Il
viaggio di riscoperta delle proprie radici cultural-musicali si fa sempre più
intenso per Leyla McCalla, violoncellista di origini haitiane conosciuta
per la sua collaborazione con i Carolina Chocolate Drops e ormai resasi indipendente
attraverso una singolare carriera solista. Oggi quest'ultima approda ad un secondo
capitolo se possibile ancora più asciutto e densamente folk rispetto all'affascinante
predecessore, quel Vari-Colored
Songs che aveva imposto il nome della McCalla fra le più affascinanti
chanteuse di una canzone roots meticcia. Siamo di nuovo a metà strada fra New
Orleans e i Caraibi, tra il French Quarter e l'amata Haiti, isola da cui proviene
la storia dei genitori di Leyla, lei nata a New York e diplomatasi con studi classici
sul violoncello, poi attirata dal battito della strada e del folklore americano.
Se in passato il riferimento alto era rappresentato dal poeta afro-americano
Langston Hughes, a cui in parte era dedicato l'esordio, oggi la presa di coscienza
di Leyla è più personale, intrecciando una coscienza sociale e temi che indagano
la sua condizione di donna figlia di immigrati in America. A Day For The
Hunter, A Day For The Prey, proverbio haitiano e titolo di un libro di
Gage Averill sulla musica popolare di quel paese, è ancora una fusione di linguaggi
fra l'inglese, il francese e il creolo delle isole caraibiche, che grazie all'interesse
suscitato dal debutto del 2013 può avvalersi di partecipazioni importanti, a impreziosire
una musica che resta comunque delicata, soffusa come il canto di Leyla McCalla
stessa: dall'amica Rhiannon Giddens, ai tempi dei Carolina Chocolate Drops,
in Manman, all'inconfondibile chitarra di
Marc Ribot, qui tornato sui passi dei ritmi latini con i Los Cubanos Postizos
in Peze Cafè, o ancora Louis Michot dei the
Lost Bayou Ramblers nello strumentale cajun Bluerunner e Sarah Quintana
a duettare nella diafana, dolcissima Salangadou.

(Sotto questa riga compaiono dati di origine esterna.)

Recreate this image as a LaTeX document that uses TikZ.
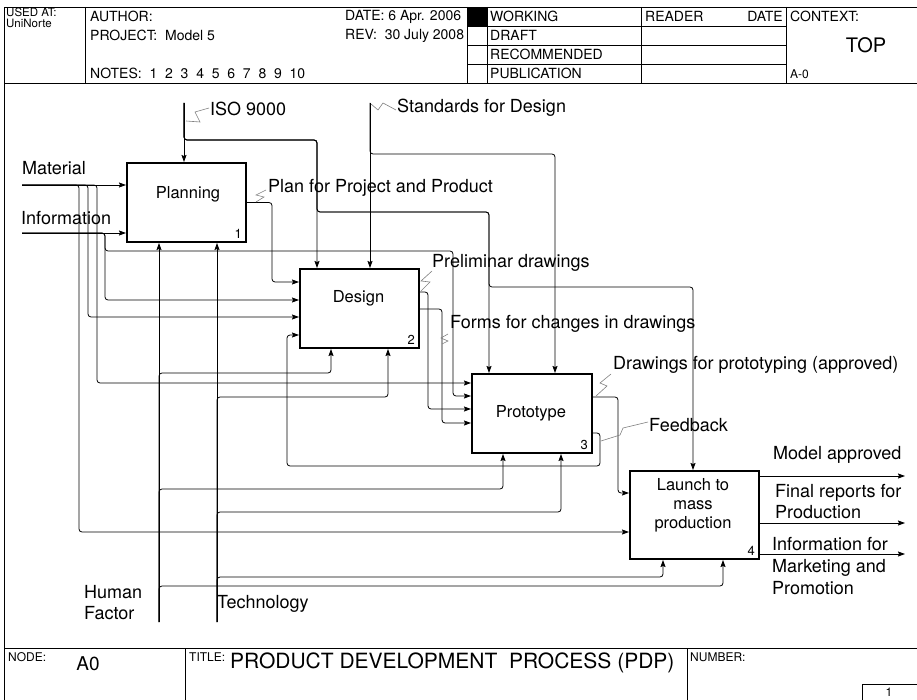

Fin troppo rigoroso nella sua scarna veste acustica, l'album svela un fascino
ancestrale e richiede silenzio e disposizione d'animo: solo così si potrà apprezzare
il lavoro di melting pot musicale messo in atto da Leyla McCalla, alla ricerca
di tradizioni che possano colloquiare fra loro.
Il messaggio nel 2016
è più forte che mai, e il violoncello della protagonista, centrale quanto violino
e chitarre acustiche, lo sottolinea nel sound sinuoso della stessa A Day For
The Hunter, A Day For The Prey, nella danza creola di Les
Plats Sont Tous Mis Sur La Table, solo voce e archi, e nello scuro
folk dalle ascendenze appalachiane di Little Sparrow. Non si pensi comunque
a un disco senza variazioni stilistiche: pur nella sua intransigente veste, alterna
piccole soprese come il passo klezmer della melodia di Far
From Your Web, con banjo e fiddle a piroettare, accenna morbide ballate
sospese fra classicismo e tradizione roots con Let It Fall, chiudendo poi
fra un dolce ancheggiare caraibico in Fey-O e
un ritorno per i vicoli più poveri di New Orleans con Minis Azaka.
Personale,
differente, il folk di Leyla McCalla parla un lingua antica ma cerca un incontro
di culture per leggere la trama del suo presente.